Can be useful for various quick'n'dirty integration during test automation, esp. for data-oriented tasks like perf-tests.

DOWNLOAD

Many tools spit out CSV, or are able to as one of output options. Also, in hudson, you can very simply log any values you get into bash like echo " $val2, $val2" >> data.csv, for each build or part of a build. So it can be kind of integration tool.

Then you can do quite complex queries – from a flat table, you can actually do subselects and then left joins, which gives you very powerful tool to process the data into something what is ready for plotting as-is – that means, data filtered, cleaned, aggregated, converted, aligned, sorted, etc.

That might be my POV, since I like SQL and it's my favorite language not only for querying but also data-oriented procedural programming. But nonetheless, I already shortened my perf test task by ~ 40 minutes of my work for each release. Instead of manual shannanigans in OpenOffice, I run a single command, and voila ;-)

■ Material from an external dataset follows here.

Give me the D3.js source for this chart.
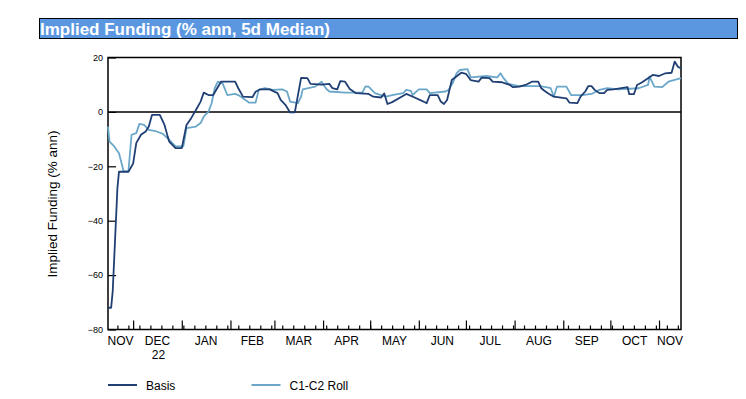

HSQL's syntax: http://hsqldb.org/…s-chapt.html (I was very surprised by HSQL's features, it supports much more of SQL than e.g. MySQL.)

Enjoy :)


Usage:

crunch [-in] <inCSV> [-out] <outCSV> [-sql] <SQL>"

Example:

crunch input.csv output.csv "SELECT AVG(duration) AS durAvg FROM (SELECT * FROM indata ORDER BY duration LIMIT 2 OFFSET 6)"`

Example:

## jobName, buildNumber, config, ar, arFile, deployDur, warmupDur, scale
'eap-5.1.0-perf-deployers', 355,'production','testdata/war/hellothere.war','hellothere.war',10282,14804,1000
'eap-5.1.0-perf-deployers', 355,'production','testdata/ear/EarWithWar-Counter.ear','EarWithWar-Counter.ear',11005,18904,1000
'eap-5.1.0-perf-deployers', 355,'production','testdata-own/war/war-big-1.0.war','war-big-1.0.war',1966,14800,100
...
   SELECT jobName, buildNumber, config, ar, arFile, deployDur, warmupDur, scale,"
+ " CAST(warmupDur AS DOUBLE) / CAST(deployDur AS DOUBLE) AS warmupSlower FROM indata ORDER BY deployDur
'eap-5.1.0-perf-deployers',355,'production','testdata/war/hellothere.war','hellothere.war',10282,14804,1000,1.4397977047267068E0
'eap-5.1.0-perf-deployers',355,'production','testdata/ear/EarWithWar-Counter.ear','EarWithWar-Counter.ear',11005,18904,1000,1.7177646524307133E0
'eap-5.1.0-perf-deployers',355,'production','testdata-own/war/war-big-1.0.war','war-big-1.0.war',1966,14800,100,7.527975584944048E0

(crunch script yet to be done. Currently you need to call java -jar CsvCruncher.jar <args>.)



0